▶ [EXERCISE GOAL]
Emit the entire listing verbatim.

▶ [RECORDED DATA]
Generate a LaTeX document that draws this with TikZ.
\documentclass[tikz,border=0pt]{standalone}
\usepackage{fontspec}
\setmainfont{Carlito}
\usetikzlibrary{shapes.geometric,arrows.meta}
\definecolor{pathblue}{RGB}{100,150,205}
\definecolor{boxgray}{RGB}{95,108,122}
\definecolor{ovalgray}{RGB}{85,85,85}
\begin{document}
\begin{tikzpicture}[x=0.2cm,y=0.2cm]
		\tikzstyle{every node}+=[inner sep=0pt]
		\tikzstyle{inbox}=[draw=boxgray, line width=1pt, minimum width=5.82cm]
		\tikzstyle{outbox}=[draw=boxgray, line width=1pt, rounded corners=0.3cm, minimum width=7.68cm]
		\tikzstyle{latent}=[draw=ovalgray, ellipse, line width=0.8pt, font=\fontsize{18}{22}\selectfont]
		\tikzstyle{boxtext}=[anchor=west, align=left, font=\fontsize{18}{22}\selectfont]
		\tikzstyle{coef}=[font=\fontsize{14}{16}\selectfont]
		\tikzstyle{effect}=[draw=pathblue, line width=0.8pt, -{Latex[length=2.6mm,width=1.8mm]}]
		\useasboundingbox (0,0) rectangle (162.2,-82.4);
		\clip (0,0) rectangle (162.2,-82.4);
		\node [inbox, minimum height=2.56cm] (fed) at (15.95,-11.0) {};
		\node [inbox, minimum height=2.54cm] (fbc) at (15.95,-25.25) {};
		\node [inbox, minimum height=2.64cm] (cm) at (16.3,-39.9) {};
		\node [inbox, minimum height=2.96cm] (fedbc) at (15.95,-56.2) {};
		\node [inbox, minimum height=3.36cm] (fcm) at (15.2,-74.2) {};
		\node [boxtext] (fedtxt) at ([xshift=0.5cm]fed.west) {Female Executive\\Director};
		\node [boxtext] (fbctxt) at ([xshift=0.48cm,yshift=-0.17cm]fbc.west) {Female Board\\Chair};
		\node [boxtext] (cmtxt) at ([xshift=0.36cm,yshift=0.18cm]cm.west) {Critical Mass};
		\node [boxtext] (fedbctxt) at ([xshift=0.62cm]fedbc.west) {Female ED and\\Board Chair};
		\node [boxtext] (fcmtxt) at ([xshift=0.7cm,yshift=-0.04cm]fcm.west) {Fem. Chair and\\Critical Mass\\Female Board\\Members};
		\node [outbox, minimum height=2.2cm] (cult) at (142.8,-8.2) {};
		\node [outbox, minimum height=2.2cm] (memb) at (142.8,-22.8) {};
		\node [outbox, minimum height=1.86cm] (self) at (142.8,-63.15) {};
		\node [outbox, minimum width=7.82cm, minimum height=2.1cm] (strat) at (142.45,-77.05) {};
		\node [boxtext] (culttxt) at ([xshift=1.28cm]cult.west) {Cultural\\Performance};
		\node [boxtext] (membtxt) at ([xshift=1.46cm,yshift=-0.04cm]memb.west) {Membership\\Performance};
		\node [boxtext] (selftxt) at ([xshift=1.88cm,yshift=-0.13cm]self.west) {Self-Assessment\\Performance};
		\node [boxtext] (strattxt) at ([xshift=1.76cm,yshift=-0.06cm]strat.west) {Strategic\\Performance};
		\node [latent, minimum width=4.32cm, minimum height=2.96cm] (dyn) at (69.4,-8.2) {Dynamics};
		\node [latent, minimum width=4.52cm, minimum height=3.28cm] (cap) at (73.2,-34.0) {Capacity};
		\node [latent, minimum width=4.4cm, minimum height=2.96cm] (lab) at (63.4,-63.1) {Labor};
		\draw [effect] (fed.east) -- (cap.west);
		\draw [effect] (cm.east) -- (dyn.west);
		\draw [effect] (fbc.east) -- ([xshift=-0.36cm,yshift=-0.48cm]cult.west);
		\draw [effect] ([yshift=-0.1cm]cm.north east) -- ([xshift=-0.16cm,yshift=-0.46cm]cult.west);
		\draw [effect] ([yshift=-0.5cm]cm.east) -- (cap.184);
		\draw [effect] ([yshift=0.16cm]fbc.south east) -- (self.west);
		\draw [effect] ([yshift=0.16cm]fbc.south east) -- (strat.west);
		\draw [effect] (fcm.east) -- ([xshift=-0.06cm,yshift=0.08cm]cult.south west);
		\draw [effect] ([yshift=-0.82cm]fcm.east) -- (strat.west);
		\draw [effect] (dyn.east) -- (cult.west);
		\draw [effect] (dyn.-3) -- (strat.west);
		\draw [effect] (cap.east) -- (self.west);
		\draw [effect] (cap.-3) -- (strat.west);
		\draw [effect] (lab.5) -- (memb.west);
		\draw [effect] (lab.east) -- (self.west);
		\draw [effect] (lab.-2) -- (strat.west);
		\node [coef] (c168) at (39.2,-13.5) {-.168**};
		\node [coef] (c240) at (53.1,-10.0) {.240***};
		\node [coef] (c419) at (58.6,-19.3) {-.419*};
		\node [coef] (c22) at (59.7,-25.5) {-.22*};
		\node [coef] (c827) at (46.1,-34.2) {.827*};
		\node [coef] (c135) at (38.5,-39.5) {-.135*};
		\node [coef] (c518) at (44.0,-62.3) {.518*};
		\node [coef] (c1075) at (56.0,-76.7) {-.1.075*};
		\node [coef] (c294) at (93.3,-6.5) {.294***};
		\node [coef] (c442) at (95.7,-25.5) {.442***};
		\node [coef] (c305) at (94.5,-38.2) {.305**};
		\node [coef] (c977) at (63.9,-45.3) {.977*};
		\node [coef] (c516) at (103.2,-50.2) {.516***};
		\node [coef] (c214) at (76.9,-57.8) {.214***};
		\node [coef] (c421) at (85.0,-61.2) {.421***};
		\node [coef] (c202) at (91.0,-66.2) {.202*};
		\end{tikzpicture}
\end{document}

▶ [SOLUTION FOR THIS PROBLEM]
Generate a LaTeX document that draws this with TikZ.
\documentclass[tikz,border=0pt]{standalone}
\usepackage{fontspec}
\setmainfont{Carlito}
\usetikzlibrary{shapes.geometric,arrows.meta}
\definecolor{pathblue}{RGB}{100,150,205}
\definecolor{boxgray}{RGB}{95,108,122}
\definecolor{ovalgray}{RGB}{85,85,85}
\begin{document}
\begin{tikzpicture}[x=0.2cm,y=0.2cm]
		\tikzstyle{every node}+=[inner sep=0pt]
		\tikzstyle{inbox}=[draw=boxgray, line width=1pt, minimum width=5.82cm]
		\tikzstyle{outbox}=[draw=boxgray, line width=1pt, rounded corners=0.3cm, minimum width=7.68cm]
		\tikzstyle{latent}=[draw=ovalgray, ellipse, line width=0.8pt, font=\fontsize{18}{22}\selectfont]
		\tikzstyle{boxtext}=[anchor=west, align=left, font=\fontsize{18}{22}\selectfont]
		\tikzstyle{coef}=[font=\fontsize{14}{16}\selectfont]
		\tikzstyle{effect}=[draw=pathblue, line width=0.8pt, -{Latex[length=2.6mm,width=1.8mm]}]
		\useasboundingbox (0,0) rectangle (162.2,-82.4);
		\clip (0,0) rectangle (162.2,-82.4);
		\node [inbox, minimum height=2.56cm] (fed) at (15.95,-11.0) {};
		\node [inbox, minimum height=2.54cm] (fbc) at (15.95,-25.25) {};
		\node [inbox, minimum height=2.64cm] (cm) at (16.3,-39.9) {};
		\node [inbox, minimum height=2.96cm] (fedbc) at (15.95,-56.2) {};
		\node [inbox, minimum height=3.36cm] (fcm) at (15.2,-74.2) {};
		\node [boxtext] (fedtxt) at ([xshift=0.5cm]fed.west) {Female Executive\\Director};
		\node [boxtext] (fbctxt) at ([xshift=0.48cm,yshift=-0.17cm]fbc.west) {Female Board\\Chair};
		\node [boxtext] (cmtxt) at ([xshift=0.36cm,yshift=0.18cm]cm.west) {Critical Mass};
		\node [boxtext] (fedbctxt) at ([xshift=0.62cm]fedbc.west) {Female ED and\\Board Chair};
		\node [boxtext] (fcmtxt) at ([xshift=0.7cm,yshift=-0.04cm]fcm.west) {Fem. Chair and\\Critical Mass\\Female Board\\Members};
		\node [outbox, minimum height=2.2cm] (cult) at (142.8,-8.2) {};
		\node [outbox, minimum height=2.2cm] (memb) at (142.8,-22.8) {};
		\node [outbox, minimum height=1.86cm] (self) at (142.8,-63.15) {};
		\node [outbox, minimum width=7.82cm, minimum height=2.1cm] (strat) at (142.45,-77.05) {};
		\node [boxtext] (culttxt) at ([xshift=1.28cm]cult.west) {Cultural\\Performance};
		\node [boxtext] (membtxt) at ([xshift=1.46cm,yshift=-0.04cm]memb.west) {Membership\\Performance};
		\node [boxtext] (selftxt) at ([xshift=1.88cm,yshift=-0.13cm]self.west) {Self-Assessment\\Performance};
		\node [boxtext] (strattxt) at ([xshift=1.76cm,yshift=-0.06cm]strat.west) {Strategic\\Performance};
		\node [latent, minimum width=4.32cm, minimum height=2.96cm] (dyn) at (69.4,-8.2) {Dynamics};
		\node [latent, minimum width=4.52cm, minimum height=3.28cm] (cap) at (73.2,-34.0) {Capacity};
		\node [latent, minimum width=4.4cm, minimum height=2.96cm] (lab) at (63.4,-63.1) {Labor};
		\draw [effect] (fed.east) -- (cap.west);
		\draw [effect] (cm.east) -- (dyn.west);
		\draw [effect] (fbc.east) -- ([xshift=-0.36cm,yshift=-0.48cm]cult.west);
		\draw [effect] ([yshift=-0.1cm]cm.north east) -- ([xshift=-0.16cm,yshift=-0.46cm]cult.west);
		\draw [effect] ([yshift=-0.5cm]cm.east) -- (cap.184);
		\draw [effect] ([yshift=0.16cm]fbc.south east) -- (self.west);
		\draw [effect] ([yshift=0.16cm]fbc.south east) -- (strat.west);
		\draw [effect] (fcm.east) -- ([xshift=-0.06cm,yshift=0.08cm]cult.south west);
		\draw [effect] ([yshift=-0.82cm]fcm.east) -- (strat.west);
		\draw [effect] (dyn.east) -- (cult.west);
		\draw [effect] (dyn.-3) -- (strat.west);
		\draw [effect] (cap.east) -- (self.west);
		\draw [effect] (cap.-3) -- (strat.west);
		\draw [effect] (lab.5) -- (memb.west);
		\draw [effect] (lab.east) -- (self.west);
		\draw [effect] (lab.-2) -- (strat.west);
		\node [coef] (c168) at (39.2,-13.5) {-.168**};
		\node [coef] (c240) at (53.1,-10.0) {.240***};
		\node [coef] (c419) at (58.6,-19.3) {-.419*};
		\node [coef] (c22) at (59.7,-25.5) {-.22*};
		\node [coef] (c827) at (46.1,-34.2) {.827*};
		\node [coef] (c135) at (38.5,-39.5) {-.135*};
		\node [coef] (c518) at (44.0,-62.3) {.518*};
		\node [coef] (c1075) at (56.0,-76.7) {-.1.075*};
		\node [coef] (c294) at (93.3,-6.5) {.294***};
		\node [coef] (c442) at (95.7,-25.5) {.442***};
		\node [coef] (c305) at (94.5,-38.2) {.305**};
		\node [coef] (c977) at (63.9,-45.3) {.977*};
		\node [coef] (c516) at (103.2,-50.2) {.516***};
		\node [coef] (c214) at (76.9,-57.8) {.214***};
		\node [coef] (c421) at (85.0,-61.2) {.421***};
		\node [coef] (c202) at (91.0,-66.2) {.202*};
		\end{tikzpicture}
\end{document}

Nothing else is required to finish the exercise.